Earlier in 2016, the CBI’s preliminary enquiry (PE) into the procurement of three Brazilian Embraer EMB-145 aircraft by the DRDO in 2008, for its Indigenous aircraft early warning and control (AEW&C) programme, had revealed that $5.5 million was illegally paid as commission to an ‘overseas agent’ to facilitate the sale. The CBI, for its part, was reacting to a report by the Brazilian newspaper Folha De S Paulo, but then it seemed the trail went cold and the entire inquiry floundered inconclusively, leading to choric delays in the AEW&C project.
In late 2013, the CBI filed a closure report on its eight-year-long inquiry into alleged wrongdoing by South Africa’s state-owned armaments maker Denel, to secure the contract to supply 1,000 NTW-20 anti-materiel rifles and 398,000 rounds of ammunition to the IA for an estimated $40 million. In its report filed before a special CBI court in Delhi, the investigative agency claimed it had failed to uncover any ‘credible’ evidence of corruption in the rifle procurement as a consequence of which Denel, that produced a range of competitively priced weaponry which India needed and could have acquired, was blacklisted for years.
Also read: Before Trump, Modi Can Agree on India Buying F-35s, the US Needs to Shed its S-400 Phobia
And in May 2023 the CBI filed a corruption case against Rolls Royce, two London-based Indian expatriates – deemed ‘middlemen’ or agents – and ’unnamed’ officials from Hindustan Aeronautics Limited and the MoD for supplying Adour Mk871 engines to power licence-built BAE Systems Hawk 132 advanced jet trainers for the IN and the IAF. This occurred a whopping 19 years after the engine deal was signed in 2004 and nearly eight years after the CBI’s PE into their import in 2016.
Space constraints impede tabulating a larger list of analogous cases unsuccessfully undertaken by the CBI, but others comprise the contract with Israel Aerospace Industries (IAI) to locally manufacture Barak-8 SAMs for all three services in conjunction with the DRDO. It also investigated terminated tenders for air defence guns once, and twice for light utility helicopters, amongst numerous other purchases, but failed in ascertaining any blameworthiness or fault in any.

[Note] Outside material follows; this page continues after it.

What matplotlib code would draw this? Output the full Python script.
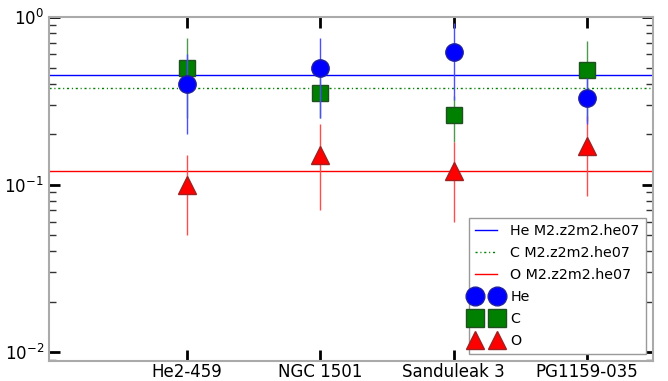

Several of these cases have seen arrests but no convictions, with the majority ending either in acquittals or being dropped, largely due to lack of evidence. In some instances, like in the AW-101 case, overseas courts had imposed convictions on individuals linked to the deal, but CBI-related proceedings, for their part, have been beleaguered by complex procedural hurdles, political interference, or simply the passage of time with no government ever demanding accountability from the CBI.